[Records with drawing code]
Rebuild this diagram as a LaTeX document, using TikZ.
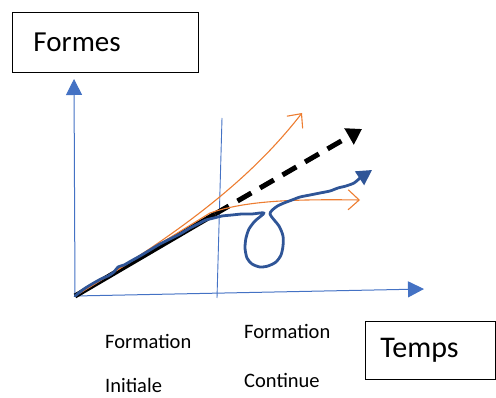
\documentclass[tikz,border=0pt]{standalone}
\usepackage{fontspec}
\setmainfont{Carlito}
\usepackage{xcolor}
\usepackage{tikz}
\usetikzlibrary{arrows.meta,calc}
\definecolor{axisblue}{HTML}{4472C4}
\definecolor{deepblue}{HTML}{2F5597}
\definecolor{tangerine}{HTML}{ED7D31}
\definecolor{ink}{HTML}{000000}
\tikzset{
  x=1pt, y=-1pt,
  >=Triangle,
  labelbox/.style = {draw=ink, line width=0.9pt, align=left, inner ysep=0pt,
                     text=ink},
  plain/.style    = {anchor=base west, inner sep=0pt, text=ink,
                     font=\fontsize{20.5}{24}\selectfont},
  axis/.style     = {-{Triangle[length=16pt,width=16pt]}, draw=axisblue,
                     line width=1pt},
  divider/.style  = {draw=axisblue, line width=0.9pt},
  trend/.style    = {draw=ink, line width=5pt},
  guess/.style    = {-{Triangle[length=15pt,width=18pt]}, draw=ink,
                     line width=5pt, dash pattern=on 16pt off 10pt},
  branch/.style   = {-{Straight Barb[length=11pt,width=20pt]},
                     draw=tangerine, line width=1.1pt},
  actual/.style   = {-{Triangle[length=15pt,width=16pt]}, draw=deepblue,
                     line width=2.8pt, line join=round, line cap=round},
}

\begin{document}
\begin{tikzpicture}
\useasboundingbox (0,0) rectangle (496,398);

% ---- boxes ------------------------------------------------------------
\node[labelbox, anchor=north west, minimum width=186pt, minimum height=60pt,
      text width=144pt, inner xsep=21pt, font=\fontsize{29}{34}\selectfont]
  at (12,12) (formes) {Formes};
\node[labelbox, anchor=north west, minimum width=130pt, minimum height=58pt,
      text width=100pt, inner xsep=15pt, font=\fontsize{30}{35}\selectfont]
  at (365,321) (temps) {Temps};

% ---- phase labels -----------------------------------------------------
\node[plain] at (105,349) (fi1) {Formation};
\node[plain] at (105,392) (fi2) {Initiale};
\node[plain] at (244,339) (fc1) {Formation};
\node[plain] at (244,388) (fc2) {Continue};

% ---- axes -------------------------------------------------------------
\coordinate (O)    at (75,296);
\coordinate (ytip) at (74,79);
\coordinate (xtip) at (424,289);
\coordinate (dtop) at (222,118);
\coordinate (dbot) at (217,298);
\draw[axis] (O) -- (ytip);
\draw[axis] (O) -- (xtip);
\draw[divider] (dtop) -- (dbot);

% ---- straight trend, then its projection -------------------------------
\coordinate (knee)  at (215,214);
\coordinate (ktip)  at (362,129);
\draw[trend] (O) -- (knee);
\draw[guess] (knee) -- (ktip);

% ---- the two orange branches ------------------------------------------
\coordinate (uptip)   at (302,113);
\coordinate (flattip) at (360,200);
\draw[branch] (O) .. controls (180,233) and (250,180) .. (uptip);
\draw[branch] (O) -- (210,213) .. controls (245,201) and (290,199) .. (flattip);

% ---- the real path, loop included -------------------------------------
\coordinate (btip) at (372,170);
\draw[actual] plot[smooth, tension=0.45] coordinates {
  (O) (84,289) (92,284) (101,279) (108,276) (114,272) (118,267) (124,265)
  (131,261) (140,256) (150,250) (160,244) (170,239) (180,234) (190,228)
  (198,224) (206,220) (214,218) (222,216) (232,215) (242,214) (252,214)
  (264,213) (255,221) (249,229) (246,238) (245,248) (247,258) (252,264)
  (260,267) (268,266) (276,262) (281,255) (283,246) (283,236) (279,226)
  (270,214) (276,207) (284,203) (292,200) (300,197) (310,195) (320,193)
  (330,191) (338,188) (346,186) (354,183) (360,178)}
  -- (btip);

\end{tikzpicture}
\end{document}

* * *

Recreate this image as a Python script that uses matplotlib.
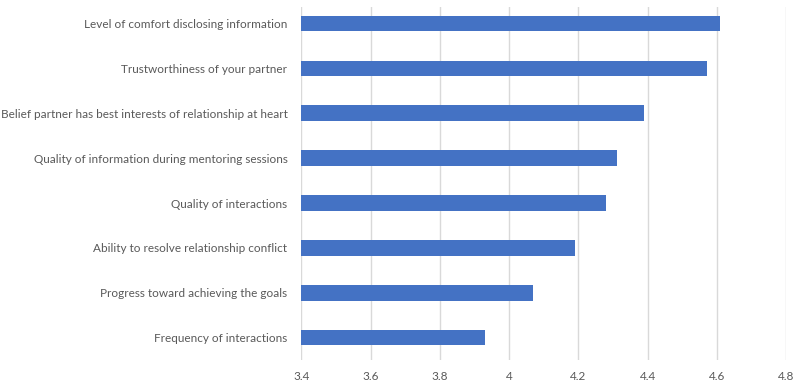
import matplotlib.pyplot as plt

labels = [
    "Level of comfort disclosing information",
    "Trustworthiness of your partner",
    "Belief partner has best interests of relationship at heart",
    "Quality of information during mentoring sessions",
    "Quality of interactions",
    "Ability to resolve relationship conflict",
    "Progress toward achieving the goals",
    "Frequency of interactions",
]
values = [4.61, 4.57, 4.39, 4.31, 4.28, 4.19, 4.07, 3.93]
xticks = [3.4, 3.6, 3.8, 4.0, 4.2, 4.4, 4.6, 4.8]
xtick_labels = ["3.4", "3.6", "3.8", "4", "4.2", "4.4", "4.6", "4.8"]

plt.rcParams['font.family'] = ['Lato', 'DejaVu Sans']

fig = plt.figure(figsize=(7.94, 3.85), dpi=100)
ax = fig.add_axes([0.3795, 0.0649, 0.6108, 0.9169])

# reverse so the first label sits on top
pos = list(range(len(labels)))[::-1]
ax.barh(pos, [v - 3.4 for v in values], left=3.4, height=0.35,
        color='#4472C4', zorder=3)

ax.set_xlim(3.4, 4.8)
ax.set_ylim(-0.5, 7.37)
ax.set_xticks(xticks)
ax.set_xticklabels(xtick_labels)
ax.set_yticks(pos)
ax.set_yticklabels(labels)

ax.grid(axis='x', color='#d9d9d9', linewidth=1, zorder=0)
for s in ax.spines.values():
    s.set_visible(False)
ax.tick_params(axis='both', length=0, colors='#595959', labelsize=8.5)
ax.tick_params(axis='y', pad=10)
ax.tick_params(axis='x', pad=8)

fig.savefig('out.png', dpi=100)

_EXERCISE DETAILS_.
Only the lines between the line with "Recreate this image" and the line with "import matplotlib.pyplot as plt", inclusive, should be reproduced, exactly as written and without pictures.

_EXERCISE RESULT_.
Recreate this image as a Python script that uses matplotlib.
import matplotlib.pyplot as plt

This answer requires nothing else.